Supplied information
__________

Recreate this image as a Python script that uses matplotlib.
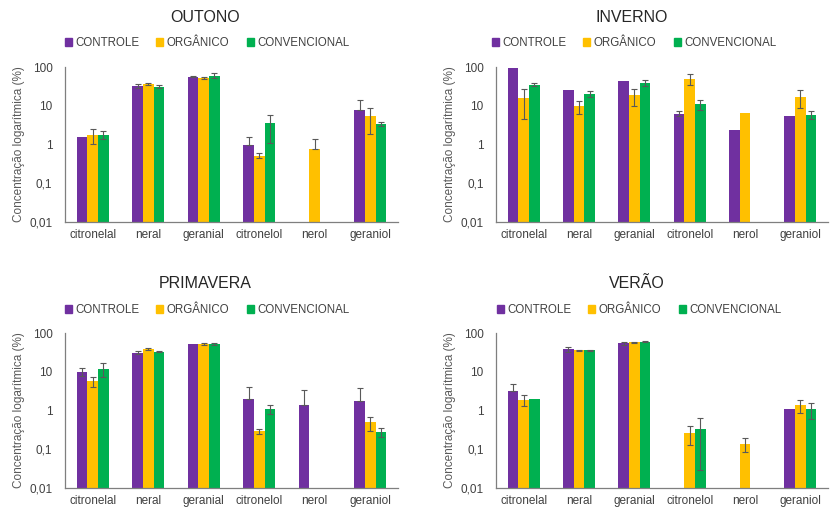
import numpy as np
import matplotlib
matplotlib.use('Agg')
import matplotlib.pyplot as plt
from matplotlib.patches import Patch

plt.rcParams['font.family'] = ['Liberation Sans', 'DejaVu Sans']

compounds = ['citronelal', 'neral', 'geranial', 'citronelol', 'nerol', 'geraniol']
treatments = ['CONTROLE', 'ORGÂNICO', 'CONVENCIONAL']
colors = ['#7030A0', '#FFC000', '#00B050']
nan = np.nan

# OUTONO
out_ctrl = [1.55, 32, 56, 0.95, nan, 8.0]
out_ctrl_sd = [0, 4, 1.5, 0.65, nan, 5.8]
out_org = [1.8, 36, 52, 0.52, 0.75, 5.4]
out_org_sd = [0.75, 2, 3, 0.08, 0.6, 3.5]
out_conv = [1.8, 31, 60, 3.5, nan, 3.4]
out_conv_sd = [0.4, 2.5, 8, 2.4, nan, 0.35]

# INVERNO
inv_ctrl = [94, 26, 43, 6.3, 2.3, 5.5]
inv_ctrl_sd = [0, 0, 0, 0.9, 0, 0]
inv_org = [16, 9.8, 18.5, 50, 6.6, 16.8]
inv_org_sd = [11.5, 3.5, 8.5, 15, 0, 8]
inv_conv = [35, 20.5, 38.5, 11, nan, 5.9]
inv_conv_sd = [3, 3.5, 7, 3, nan, 1.3]

# PRIMAVERA
pri_ctrl = [10, 31, 53, 2.0, 1.4, 1.8]
pri_ctrl_sd = [2.3, 2.5, 0, 2.0, 1.9, 1.9]
pri_org = [5.7, 38.5, 53, 0.29, nan, 0.5]
pri_org_sd = [1.7, 1.5, 3, 0.04, nan, 0.2]
pri_conv = [12, 33, 53, 1.07, nan, 0.28]
pri_conv_sd = [4.5, 1.5, 3, 0.28, nan, 0.07]

# VERÃO
ver_ctrl = [3.1, 38.5, 55, nan, nan, 1.07]
ver_ctrl_sd = [1.8, 6, 5, nan, nan, 0]
ver_org = [1.9, 35.5, 58, 0.27, 0.14, 1.36]
ver_org_sd = [0.6, 0.5, 1.5, 0.14, 0.055, 0.5]
ver_conv = [2.0, 35.5, 60, 0.33, nan, 1.07]
ver_conv_sd = [0, 2, 0.5, 0.3, nan, 0.48]

# bars whose lower whisker is not shown in the original (season, treatment, compound)
no_lower = [('OUTONO', 0, 3), ('OUTONO', 0, 5), ('OUTONO', 1, 4),
            ('PRIMAVERA', 0, 3), ('PRIMAVERA', 0, 4), ('PRIMAVERA', 0, 5),
            ('VERÃO', 0, 0)]

seasons = [
    ('OUTONO', [out_ctrl, out_org, out_conv], [out_ctrl_sd, out_org_sd, out_conv_sd]),
    ('INVERNO', [inv_ctrl, inv_org, inv_conv], [inv_ctrl_sd, inv_org_sd, inv_conv_sd]),
    ('PRIMAVERA', [pri_ctrl, pri_org, pri_conv], [pri_ctrl_sd, pri_org_sd, pri_conv_sd]),
    ('VERÃO', [ver_ctrl, ver_org, ver_conv], [ver_ctrl_sd, ver_org_sd, ver_conv_sd]),
]

W, H = 836, 516
fig = plt.figure(figsize=(W / 100, H / 100), dpi=100)

# pixel boxes: left, top, right, bottom of axes; title/legend centers
panels = [
    dict(box=(65, 67, 398, 222), tx=205, ty=17, ly=43),
    dict(box=(496, 67, 828, 222), tx=632, ty=17, ly=43),
    dict(box=(65, 333, 398, 488), tx=205, ty=283, ly=310),
    dict(box=(496, 333, 828, 488), tx=637, ty=283, ly=310),
]

text_col = '#404040'
x = np.arange(len(compounds))
bw = 0.193

for (name, means, sds), p in zip(seasons, panels):
    l, t, r, b = p['box']
    ax = fig.add_axes([l / W, 1 - b / H, (r - l) / W, (b - t) / H])
    for i in range(3):
        m = np.array(means[i], dtype=float)
        s = np.array(sds[i], dtype=float)
        pos = x + (i - 1) * bw
        ok = ~np.isnan(m)
        ax.bar(pos[ok], m[ok], width=bw, color=colors[i], zorder=2)
        lo = np.minimum(s, m * 0.999)
        for (sn, ti, ci) in no_lower:
            if sn == name and ti == i:
                lo[ci] = 0
        e = ok & (s > 0)
        ax.errorbar(pos[e], m[e], yerr=[lo[e], s[e]], fmt='none',
                    ecolor='#595959', elinewidth=0.8, capsize=2.5,
                    capthick=0.8, zorder=3)
    ax.set_yscale('log')
    ax.set_ylim(0.01, 100)
    ax.set_xlim(-0.5, len(compounds) - 0.5)
    ax.set_yticks([0.01, 0.1, 1, 10, 100])
    ax.set_yticklabels(['0,01', '0,1', '1', '10', '100'])
    ax.minorticks_off()
    ax.set_xticks(x)
    ax.set_xticklabels(compounds)
    ax.tick_params(length=0, labelsize=8.5, labelcolor=text_col)
    ax.tick_params(axis='y', pad=9)
    ax.tick_params(axis='x', pad=5)
    for sp in ['top', 'right']:
        ax.spines[sp].set_visible(False)
    for sp in ['left', 'bottom']:
        ax.spines[sp].set_color('#7f7f7f')
        ax.spines[sp].set_linewidth(0.9)
    ax.set_ylabel('Concentração logarítmica (%)', fontsize=8.5,
                  color='#595959', labelpad=3)

    fig.text(p['tx'] / W, 1 - p['ty'] / H, name, ha='center', va='center',
             fontsize=11.5, color='#262626')
    handles = [Patch(color=c) for c in colors]
    fig.legend(handles, treatments, loc='center',
               bbox_to_anchor=((p['tx'] + 2) / W, 1 - p['ly'] / H),
               ncol=3, frameon=False, fontsize=8.3, labelcolor=text_col,
               handlelength=0.6, handleheight=0.6, handletextpad=0.3,
               columnspacing=1.5, borderpad=0)

fig.savefig('out.png', dpi=100)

__________

Requirement
Transcribe the listing in full and omit the pictures.

The output
Recreate this image as a Python script that uses matplotlib.
import numpy as np
import matplotlib
matplotlib.use('Agg')
import matplotlib.pyplot as plt
from matplotlib.patches import Patch

plt.rcParams['font.family'] = ['Liberation Sans', 'DejaVu Sans']

compounds = ['citronelal', 'neral', 'geranial', 'citronelol', 'nerol', 'geraniol']
treatments = ['CONTROLE', 'ORGÂNICO', 'CONVENCIONAL']
colors = ['#7030A0', '#FFC000', '#00B050']
nan = np.nan

# OUTONO
out_ctrl = [1.55, 32, 56, 0.95, nan, 8.0]
out_ctrl_sd = [0, 4, 1.5, 0.65, nan, 5.8]
out_org = [1.8, 36, 52, 0.52, 0.75, 5.4]
out_org_sd = [0.75, 2, 3, 0.08, 0.6, 3.5]
out_conv = [1.8, 31, 60, 3.5, nan, 3.4]
out_conv_sd = [0.4, 2.5, 8, 2.4, nan, 0.35]

# INVERNO
inv_ctrl = [94, 26, 43, 6.3, 2.3, 5.5]
inv_ctrl_sd = [0, 0, 0, 0.9, 0, 0]
inv_org = [16, 9.8, 18.5, 50, 6.6, 16.8]
inv_org_sd = [11.5, 3.5, 8.5, 15, 0, 8]
inv_conv = [35, 20.5, 38.5, 11, nan, 5.9]
inv_conv_sd = [3, 3.5, 7, 3, nan, 1.3]

# PRIMAVERA
pri_ctrl = [10, 31, 53, 2.0, 1.4, 1.8]
pri_ctrl_sd = [2.3, 2.5, 0, 2.0, 1.9, 1.9]
pri_org = [5.7, 38.5, 53, 0.29, nan, 0.5]
pri_org_sd = [1.7, 1.5, 3, 0.04, nan, 0.2]
pri_conv = [12, 33, 53, 1.07, nan, 0.28]
pri_conv_sd = [4.5, 1.5, 3, 0.28, nan, 0.07]

# VERÃO
ver_ctrl = [3.1, 38.5, 55, nan, nan, 1.07]
ver_ctrl_sd = [1.8, 6, 5, nan, nan, 0]
ver_org = [1.9, 35.5, 58, 0.27, 0.14, 1.36]
ver_org_sd = [0.6, 0.5, 1.5, 0.14, 0.055, 0.5]
ver_conv = [2.0, 35.5, 60, 0.33, nan, 1.07]
ver_conv_sd = [0, 2, 0.5, 0.3, nan, 0.48]

# bars whose lower whisker is not shown in the original (season, treatment, compound)
no_lower = [('OUTONO', 0, 3), ('OUTONO', 0, 5), ('OUTONO', 1, 4),
            ('PRIMAVERA', 0, 3), ('PRIMAVERA', 0, 4), ('PRIMAVERA', 0, 5),
            ('VERÃO', 0, 0)]

seasons = [
    ('OUTONO', [out_ctrl, out_org, out_conv], [out_ctrl_sd, out_org_sd, out_conv_sd]),
    ('INVERNO', [inv_ctrl, inv_org, inv_conv], [inv_ctrl_sd, inv_org_sd, inv_conv_sd]),
    ('PRIMAVERA', [pri_ctrl, pri_org, pri_conv], [pri_ctrl_sd, pri_org_sd, pri_conv_sd]),
    ('VERÃO', [ver_ctrl, ver_org, ver_conv], [ver_ctrl_sd, ver_org_sd, ver_conv_sd]),
]

W, H = 836, 516
fig = plt.figure(figsize=(W / 100, H / 100), dpi=100)

# pixel boxes: left, top, right, bottom of axes; title/legend centers
panels = [
    dict(box=(65, 67, 398, 222), tx=205, ty=17, ly=43),
    dict(box=(496, 67, 828, 222), tx=632, ty=17, ly=43),
    dict(box=(65, 333, 398, 488), tx=205, ty=283, ly=310),
    dict(box=(496, 333, 828, 488), tx=637, ty=283, ly=310),
]

text_col = '#404040'
x = np.arange(len(compounds))
bw = 0.193

for (name, means, sds), p in zip(seasons, panels):
    l, t, r, b = p['box']
    ax = fig.add_axes([l / W, 1 - b / H, (r - l) / W, (b - t) / H])
    for i in range(3):
        m = np.array(means[i], dtype=float)
        s = np.array(sds[i], dtype=float)
        pos = x + (i - 1) * bw
        ok = ~np.isnan(m)
        ax.bar(pos[ok], m[ok], width=bw, color=colors[i], zorder=2)
        lo = np.minimum(s, m * 0.999)
        for (sn, ti, ci) in no_lower:
            if sn == name and ti == i:
                lo[ci] = 0
        e = ok & (s > 0)
        ax.errorbar(pos[e], m[e], yerr=[lo[e], s[e]], fmt='none',
                    ecolor='#595959', elinewidth=0.8, capsize=2.5,
                    capthick=0.8, zorder=3)
    ax.set_yscale('log')
    ax.set_ylim(0.01, 100)
    ax.set_xlim(-0.5, len(compounds) - 0.5)
    ax.set_yticks([0.01, 0.1, 1, 10, 100])
    ax.set_yticklabels(['0,01', '0,1', '1', '10', '100'])
    ax.minorticks_off()
    ax.set_xticks(x)
    ax.set_xticklabels(compounds)
    ax.tick_params(length=0, labelsize=8.5, labelcolor=text_col)
    ax.tick_params(axis='y', pad=9)
    ax.tick_params(axis='x', pad=5)
    for sp in ['top', 'right']:
        ax.spines[sp].set_visible(False)
    for sp in ['left', 'bottom']:
        ax.spines[sp].set_color('#7f7f7f')
        ax.spines[sp].set_linewidth(0.9)
    ax.set_ylabel('Concentração logarítmica (%)', fontsize=8.5,
                  color='#595959', labelpad=3)

    fig.text(p['tx'] / W, 1 - p['ty'] / H, name, ha='center', va='center',
             fontsize=11.5, color='#262626')
    handles = [Patch(color=c) for c in colors]
    fig.legend(handles, treatments, loc='center',
               bbox_to_anchor=((p['tx'] + 2) / W, 1 - p['ly'] / H),
               ncol=3, frameon=False, fontsize=8.3, labelcolor=text_col,
               handlelength=0.6, handleheight=0.6, handletextpad=0.3,
               columnspacing=1.5, borderpad=0)

fig.savefig('out.png', dpi=100)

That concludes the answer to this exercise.